++++ SUPPLIED MATERIAL

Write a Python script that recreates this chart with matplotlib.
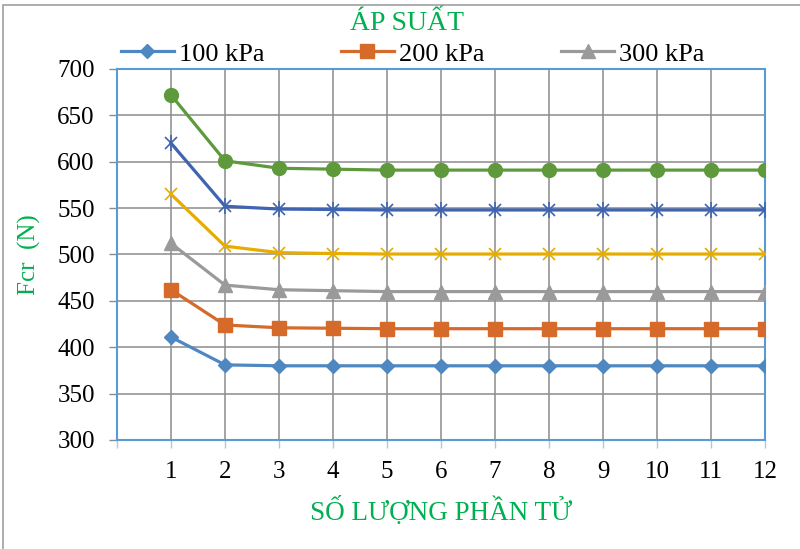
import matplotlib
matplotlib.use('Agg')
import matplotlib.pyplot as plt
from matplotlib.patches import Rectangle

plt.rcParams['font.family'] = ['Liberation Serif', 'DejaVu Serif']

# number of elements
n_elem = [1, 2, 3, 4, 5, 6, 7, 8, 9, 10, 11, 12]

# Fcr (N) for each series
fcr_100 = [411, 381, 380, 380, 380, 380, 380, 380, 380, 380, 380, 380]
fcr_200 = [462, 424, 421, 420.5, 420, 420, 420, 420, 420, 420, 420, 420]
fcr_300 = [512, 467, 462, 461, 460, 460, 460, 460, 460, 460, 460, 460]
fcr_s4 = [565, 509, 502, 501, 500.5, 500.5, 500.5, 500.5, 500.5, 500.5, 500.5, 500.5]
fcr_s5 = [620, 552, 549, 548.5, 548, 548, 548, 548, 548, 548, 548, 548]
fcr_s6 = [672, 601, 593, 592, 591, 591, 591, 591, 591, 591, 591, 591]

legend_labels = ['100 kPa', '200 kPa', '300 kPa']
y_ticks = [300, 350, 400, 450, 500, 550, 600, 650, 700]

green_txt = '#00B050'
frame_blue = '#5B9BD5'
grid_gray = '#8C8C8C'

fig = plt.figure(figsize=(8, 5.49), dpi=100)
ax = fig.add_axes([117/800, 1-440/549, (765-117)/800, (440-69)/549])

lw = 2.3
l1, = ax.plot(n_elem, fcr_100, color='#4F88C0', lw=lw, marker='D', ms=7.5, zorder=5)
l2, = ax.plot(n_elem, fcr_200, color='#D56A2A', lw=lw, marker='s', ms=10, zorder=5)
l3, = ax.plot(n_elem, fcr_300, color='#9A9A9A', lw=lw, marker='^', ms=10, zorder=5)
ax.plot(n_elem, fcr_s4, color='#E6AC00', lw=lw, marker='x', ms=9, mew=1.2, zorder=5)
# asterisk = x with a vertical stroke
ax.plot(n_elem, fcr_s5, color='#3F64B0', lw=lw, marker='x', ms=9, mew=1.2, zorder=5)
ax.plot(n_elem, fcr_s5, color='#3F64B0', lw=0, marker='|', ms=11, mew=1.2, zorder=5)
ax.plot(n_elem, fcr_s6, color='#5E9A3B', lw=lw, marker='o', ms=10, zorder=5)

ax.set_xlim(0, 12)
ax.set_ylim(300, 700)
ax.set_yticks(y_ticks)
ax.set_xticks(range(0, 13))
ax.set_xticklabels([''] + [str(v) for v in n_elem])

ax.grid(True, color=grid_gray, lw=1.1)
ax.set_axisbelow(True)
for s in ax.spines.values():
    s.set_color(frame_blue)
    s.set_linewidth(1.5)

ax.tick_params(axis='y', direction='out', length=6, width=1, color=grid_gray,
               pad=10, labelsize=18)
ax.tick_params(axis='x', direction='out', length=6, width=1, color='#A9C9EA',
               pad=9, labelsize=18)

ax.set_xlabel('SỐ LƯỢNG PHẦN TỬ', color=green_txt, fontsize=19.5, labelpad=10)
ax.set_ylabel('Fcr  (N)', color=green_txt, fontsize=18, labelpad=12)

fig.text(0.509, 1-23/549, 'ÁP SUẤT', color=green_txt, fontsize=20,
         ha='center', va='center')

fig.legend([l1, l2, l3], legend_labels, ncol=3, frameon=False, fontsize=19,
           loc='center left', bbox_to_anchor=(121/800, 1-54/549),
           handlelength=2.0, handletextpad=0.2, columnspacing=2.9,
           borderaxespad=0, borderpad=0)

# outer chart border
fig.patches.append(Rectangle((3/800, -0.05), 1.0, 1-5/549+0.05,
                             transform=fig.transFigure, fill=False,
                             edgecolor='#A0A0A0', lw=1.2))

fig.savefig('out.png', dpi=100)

++++++++

**EXERCISE GOAL:**
Up to and including the line with "1-440/549, (765-117)/800, (440-69)/549])", copy the data above from its first line. Skip pictures.

**RESULT FOR THIS EXERCISE:**
Write a Python script that recreates this chart with matplotlib.
import matplotlib
matplotlib.use('Agg')
import matplotlib.pyplot as plt
from matplotlib.patches import Rectangle

plt.rcParams['font.family'] = ['Liberation Serif', 'DejaVu Serif']

# number of elements
n_elem = [1, 2, 3, 4, 5, 6, 7, 8, 9, 10, 11, 12]

# Fcr (N) for each series
fcr_100 = [411, 381, 380, 380, 380, 380, 380, 380, 380, 380, 380, 380]
fcr_200 = [462, 424, 421, 420.5, 420, 420, 420, 420, 420, 420, 420, 420]
fcr_300 = [512, 467, 462, 461, 460, 460, 460, 460, 460, 460, 460, 460]
fcr_s4 = [565, 509, 502, 501, 500.5, 500.5, 500.5, 500.5, 500.5, 500.5, 500.5, 500.5]
fcr_s5 = [620, 552, 549, 548.5, 548, 548, 548, 548, 548, 548, 548, 548]
fcr_s6 = [672, 601, 593, 592, 591, 591, 591, 591, 591, 591, 591, 591]

legend_labels = ['100 kPa', '200 kPa', '300 kPa']
y_ticks = [300, 350, 400, 450, 500, 550, 600, 650, 700]

green_txt = '#00B050'
frame_blue = '#5B9BD5'
grid_gray = '#8C8C8C'

fig = plt.figure(figsize=(8, 5.49), dpi=100)
ax = fig.add_axes([117/800, 1-440/549, (765-117)/800, (440-69)/549])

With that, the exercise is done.